DATA BLOCK:
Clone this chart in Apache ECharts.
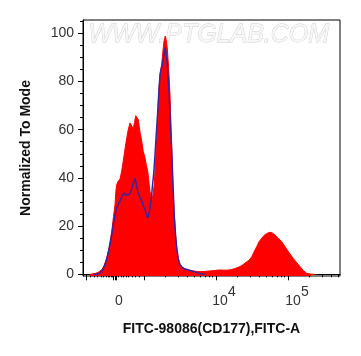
<!DOCTYPE html>
<html>
<head>
<meta charset="utf-8">
<script src="https://cdn.jsdelivr.net/npm/echarts@6/dist/echarts.min.js"></script>
<style>
html,body{margin:0;padding:0;background:#fff;}
#c{width:361px;height:356px;}
</style>
</head>
<body>
<div id="c"></div>
<script>
// X values are display channels (0..1028) of the biexponential FITC-A axis.
var redX = [28,48,60,75,84,95,104,115,122,128,132,135,140,148,155,161,168,175,181,188,195,201,206,211,216,221,228,235,241,248,254,259,264,268,275,280,285,290,295,300,304,309,315,319,324,329,333,337,343,348,353,357,361,365,370,375,381,388,398,408,428,448,468,488,508,528,548,568,588,608,628,640,655,664,675,684,695,704,715,726,737,746,755,768,781,795,808,824,841,855,868,881,895,908,928];
var redY = [0,0.3,0.8,1.9,3.5,6.8,11,17.8,24,29,35,37.2,38.5,39.5,43,47,52,56.6,60,62.8,62.4,60.5,63,65.8,65.5,64.2,59,55.2,51,48.3,45,42.7,38,34.4,30.3,33,37.2,46,56.6,68,77.3,83,87,92,96.7,98.8,97,93.9,85,74.5,58,44,33,24.7,16.5,10.9,6.5,4,2.8,2.2,1.6,1.3,1.1,1.2,1.4,1.6,1.8,1.7,1.8,2.4,3.2,4,5.2,5.8,7.3,9.3,11.5,13.5,15,16.3,17,17.4,17.3,16.3,15,13.5,11.5,9,6.6,4.8,3.2,1.6,0.4,0.1,0];

var blueX = [40,56,68,78,88,98,108,115,121,128,135,141,148,156,165,172,179,185,192,200,208,213,219,227,235,241,248,253,259,264,268,273,277,283,288,293,299,303,308,313,317,323,328,331,335,339,344,349,355,360,365,370,375,381,388,396,408,420,432,448,460,472,488];
var blueY = [0,0.1,0.5,1.8,4,7.5,12.3,16.5,20.6,24.5,27.5,29.2,30.3,32.5,33.7,32.8,32.4,33.2,34.4,37.5,39.7,37.5,34.4,32,30.3,28.5,26.8,25,23.4,25,27.5,31,35.8,42,49.6,58,67.6,75,82.8,85.5,87,90.5,93.9,92.5,89.8,84,75.9,64,51,37,24.7,16.5,10.9,6.5,4,3,2.2,1.9,1.5,1,0.5,0.1,0];

// Axis ticks / labels
var xMajorTicks = [12,122,128,134,244,532,820];
var xLinearMinorTicks = [28,44,57,71,81,91,99,105,112,117,140,151,161,171,181,195,208,225];
var xDecadeStarts = [244,532,820];
var xDecadeWidth = 288;
var xLabelValues = [144,564,856];
var xLabelTexts = ['{b|0}','{b|10}{sup|4}','{b|10}{sup|5}'];
var yMajorTicks = [0,20,40,60,80,100];
var yMinorTicks = [5,10,15,25,30,35,45,50,55,65,70,75,85,90,95,105];

var xMin = 0, xMax = 1028;
var xMinorTicks = xLinearMinorTicks.slice();
xDecadeStarts.forEach(function(d){
  for (var k = 2; k <= 9; k++) {
    var v = d + xDecadeWidth * Math.log10(k);
    if (v < xMax) xMinorTicks.push(v);
  }
});

function pairs(xs, ys){ return xs.map(function(x,i){ return [x, ys[i]]; }); }

var labelFont = 'Liberation Sans, Arial, sans-serif';
var chart = echarts.init(document.getElementById('c'), null, {renderer:'canvas'});
chart.setOption({
  animation: false,
  backgroundColor: '#fff',
  grid: {left: 83, right: 21, top: 20, bottom: 80, show: true, borderColor: '#000', borderWidth: 1, backgroundColor: 'transparent'},
  xAxis: [{
    type: 'value', min: xMin, max: xMax, position: 'bottom',
    name: 'FITC-98086(CD177),FITC-A', nameLocation: 'middle', nameGap: 46,
    nameTextStyle: {fontFamily: labelFont, fontWeight: 'bold', fontSize: 14, color: '#111'},
    axisLine: {show: true, lineStyle: {color: '#000', width: 1}},
    axisTick: {show: true, length: 6, lineStyle: {color: '#000'}, customValues: xMajorTicks},
    axisLabel: {show: true, customValues: xLabelValues, margin: 9, fontFamily: labelFont, fontSize: 14, color: '#333',
      formatter: function(v){ var i = xLabelValues.indexOf(v); return i >= 0 ? xLabelTexts[i] : ''; },
      rich: {
        b: {fontFamily: labelFont, fontSize: 14, color: '#333', lineHeight: 23, verticalAlign: 'bottom'},
        sup: {fontFamily: labelFont, fontSize: 14, color: '#333', lineHeight: 14, verticalAlign: 'top'}
      }},
    splitLine: {show: false}
  },{
    type: 'value', min: xMin, max: xMax, position: 'bottom',
    axisLine: {show: false},
    axisTick: {show: true, length: 3, lineStyle: {color: '#000'}, customValues: xMinorTicks},
    axisLabel: {show: false},
    splitLine: {show: false}
  }],
  yAxis: [{
    type: 'value', min: -0.7, max: 105.5, position: 'left',
    name: 'Normalized To Mode', nameLocation: 'middle', nameGap: 50, nameRotate: 90,
    nameTextStyle: {fontFamily: labelFont, fontWeight: 'bold', fontSize: 14, color: '#111'},
    axisLine: {show: true, lineStyle: {color: '#000', width: 1}},
    axisTick: {show: true, length: 5, lineStyle: {color: '#000'}, customValues: yMajorTicks},
    axisLabel: {show: true, customValues: yMajorTicks, margin: 9, fontFamily: labelFont, fontSize: 14, color: '#333'},
    splitLine: {show: false}
  },{
    type: 'value', min: -0.7, max: 105.5, position: 'left',
    axisLine: {show: false},
    axisTick: {show: true, length: 3, lineStyle: {color: '#000'}, customValues: yMinorTicks},
    axisLabel: {show: false},
    splitLine: {show: false}
  }],
  graphic: [{
    type: 'text', left: 88, top: 22, z: 0, silent: true,
    style: {text: 'WWW.PTGLAB.COM', font: 'italic 25px Liberation Sans, Arial, sans-serif', fill: '#f7f7f7', stroke: '#cccccc', lineWidth: 0.8}
  }],
  series: [{
    type: 'line', name: 'FITC', xAxisIndex: 0, yAxisIndex: 0,
    data: pairs(redX, redY), showSymbol: false, symbol: 'none', smooth: false,
    lineStyle: {color: '#ff0000', width: 1},
    areaStyle: {color: '#ff0000', opacity: 1, origin: 'start'},
    z: 3
  },{
    type: 'line', name: 'Control', xAxisIndex: 0, yAxisIndex: 0,
    data: pairs(blueX, blueY), showSymbol: false, symbol: 'none', smooth: false,
    lineStyle: {color: '#3a22a0', width: 1.5},
    z: 4
  }]
});
</script>
</body>
</html>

REQUIREMENTS:
Copy out each line exactly, without the pictures.

EXERCISE SOLUTION:
Clone this chart in Apache ECharts.
<!DOCTYPE html>
<html>
<head>
<meta charset="utf-8">
<script src="https://cdn.jsdelivr.net/npm/echarts@6/dist/echarts.min.js"></script>
<style>
html,body{margin:0;padding:0;background:#fff;}
#c{width:361px;height:356px;}
</style>
</head>
<body>
<div id="c"></div>
<script>
// X values are display channels (0..1028) of the biexponential FITC-A axis.
var redX = [28,48,60,75,84,95,104,115,122,128,132,135,140,148,155,161,168,175,181,188,195,201,206,211,216,221,228,235,241,248,254,259,264,268,275,280,285,290,295,300,304,309,315,319,324,329,333,337,343,348,353,357,361,365,370,375,381,388,398,408,428,448,468,488,508,528,548,568,588,608,628,640,655,664,675,684,695,704,715,726,737,746,755,768,781,795,808,824,841,855,868,881,895,908,928];
var redY = [0,0.3,0.8,1.9,3.5,6.8,11,17.8,24,29,35,37.2,38.5,39.5,43,47,52,56.6,60,62.8,62.4,60.5,63,65.8,65.5,64.2,59,55.2,51,48.3,45,42.7,38,34.4,30.3,33,37.2,46,56.6,68,77.3,83,87,92,96.7,98.8,97,93.9,85,74.5,58,44,33,24.7,16.5,10.9,6.5,4,2.8,2.2,1.6,1.3,1.1,1.2,1.4,1.6,1.8,1.7,1.8,2.4,3.2,4,5.2,5.8,7.3,9.3,11.5,13.5,15,16.3,17,17.4,17.3,16.3,15,13.5,11.5,9,6.6,4.8,3.2,1.6,0.4,0.1,0];

var blueX = [40,56,68,78,88,98,108,115,121,128,135,141,148,156,165,172,179,185,192,200,208,213,219,227,235,241,248,253,259,264,268,273,277,283,288,293,299,303,308,313,317,323,328,331,335,339,344,349,355,360,365,370,375,381,388,396,408,420,432,448,460,472,488];
var blueY = [0,0.1,0.5,1.8,4,7.5,12.3,16.5,20.6,24.5,27.5,29.2,30.3,32.5,33.7,32.8,32.4,33.2,34.4,37.5,39.7,37.5,34.4,32,30.3,28.5,26.8,25,23.4,25,27.5,31,35.8,42,49.6,58,67.6,75,82.8,85.5,87,90.5,93.9,92.5,89.8,84,75.9,64,51,37,24.7,16.5,10.9,6.5,4,3,2.2,1.9,1.5,1,0.5,0.1,0];

// Axis ticks / labels
var xMajorTicks = [12,122,128,134,244,532,820];
var xLinearMinorTicks = [28,44,57,71,81,91,99,105,112,117,140,151,161,171,181,195,208,225];
var xDecadeStarts = [244,532,820];
var xDecadeWidth = 288;
var xLabelValues = [144,564,856];
var xLabelTexts = ['{b|0}','{b|10}{sup|4}','{b|10}{sup|5}'];
var yMajorTicks = [0,20,40,60,80,100];
var yMinorTicks = [5,10,15,25,30,35,45,50,55,65,70,75,85,90,95,105];

var xMin = 0, xMax = 1028;
var xMinorTicks = xLinearMinorTicks.slice();
xDecadeStarts.forEach(function(d){
  for (var k = 2; k <= 9; k++) {
    var v = d + xDecadeWidth * Math.log10(k);
    if (v < xMax) xMinorTicks.push(v);
  }
});

function pairs(xs, ys){ return xs.map(function(x,i){ return [x, ys[i]]; }); }

var labelFont = 'Liberation Sans, Arial, sans-serif';
var chart = echarts.init(document.getElementById('c'), null, {renderer:'canvas'});
chart.setOption({
  animation: false,
  backgroundColor: '#fff',
  grid: {left: 83, right: 21, top: 20, bottom: 80, show: true, borderColor: '#000', borderWidth: 1, backgroundColor: 'transparent'},
  xAxis: [{
    type: 'value', min: xMin, max: xMax, position: 'bottom',
    name: 'FITC-98086(CD177),FITC-A', nameLocation: 'middle', nameGap: 46,
    nameTextStyle: {fontFamily: labelFont, fontWeight: 'bold', fontSize: 14, color: '#111'},
    axisLine: {show: true, lineStyle: {color: '#000', width: 1}},
    axisTick: {show: true, length: 6, lineStyle: {color: '#000'}, customValues: xMajorTicks},
    axisLabel: {show: true, customValues: xLabelValues, margin: 9, fontFamily: labelFont, fontSize: 14, color: '#333',
      formatter: function(v){ var i = xLabelValues.indexOf(v); return i >= 0 ? xLabelTexts[i] : ''; },
      rich: {
        b: {fontFamily: labelFont, fontSize: 14, color: '#333', lineHeight: 23, verticalAlign: 'bottom'},
        sup: {fontFamily: labelFont, fontSize: 14, color: '#333', lineHeight: 14, verticalAlign: 'top'}
      }},
    splitLine: {show: false}
  },{
    type: 'value', min: xMin, max: xMax, position: 'bottom',
    axisLine: {show: false},
    axisTick: {show: true, length: 3, lineStyle: {color: '#000'}, customValues: xMinorTicks},
    axisLabel: {show: false},
    splitLine: {show: false}
  }],
  yAxis: [{
    type: 'value', min: -0.7, max: 105.5, position: 'left',
    name: 'Normalized To Mode', nameLocation: 'middle', nameGap: 50, nameRotate: 90,
    nameTextStyle: {fontFamily: labelFont, fontWeight: 'bold', fontSize: 14, color: '#111'},
    axisLine: {show: true, lineStyle: {color: '#000', width: 1}},
    axisTick: {show: true, length: 5, lineStyle: {color: '#000'}, customValues: yMajorTicks},
    axisLabel: {show: true, customValues: yMajorTicks, margin: 9, fontFamily: labelFont, fontSize: 14, color: '#333'},
    splitLine: {show: false}
  },{
    type: 'value', min: -0.7, max: 105.5, position: 'left',
    axisLine: {show: false},
    axisTick: {show: true, length: 3, lineStyle: {color: '#000'}, customValues: yMinorTicks},
    axisLabel: {show: false},
    splitLine: {show: false}
  }],
  graphic: [{
    type: 'text', left: 88, top: 22, z: 0, silent: true,
    style: {text: 'WWW.PTGLAB.COM', font: 'italic 25px Liberation Sans, Arial, sans-serif', fill: '#f7f7f7', stroke: '#cccccc', lineWidth: 0.8}
  }],
  series: [{
    type: 'line', name: 'FITC', xAxisIndex: 0, yAxisIndex: 0,
    data: pairs(redX, redY), showSymbol: false, symbol: 'none', smooth: false,
    lineStyle: {color: '#ff0000', width: 1},
    areaStyle: {color: '#ff0000', opacity: 1, origin: 'start'},
    z: 3
  },{
    type: 'line', name: 'Control', xAxisIndex: 0, yAxisIndex: 0,
    data: pairs(blueX, blueY), showSymbol: false, symbol: 'none', smooth: false,
    lineStyle: {color: '#3a22a0', width: 1.5},
    z: 4
  }]
});
</script>
</body>
</html>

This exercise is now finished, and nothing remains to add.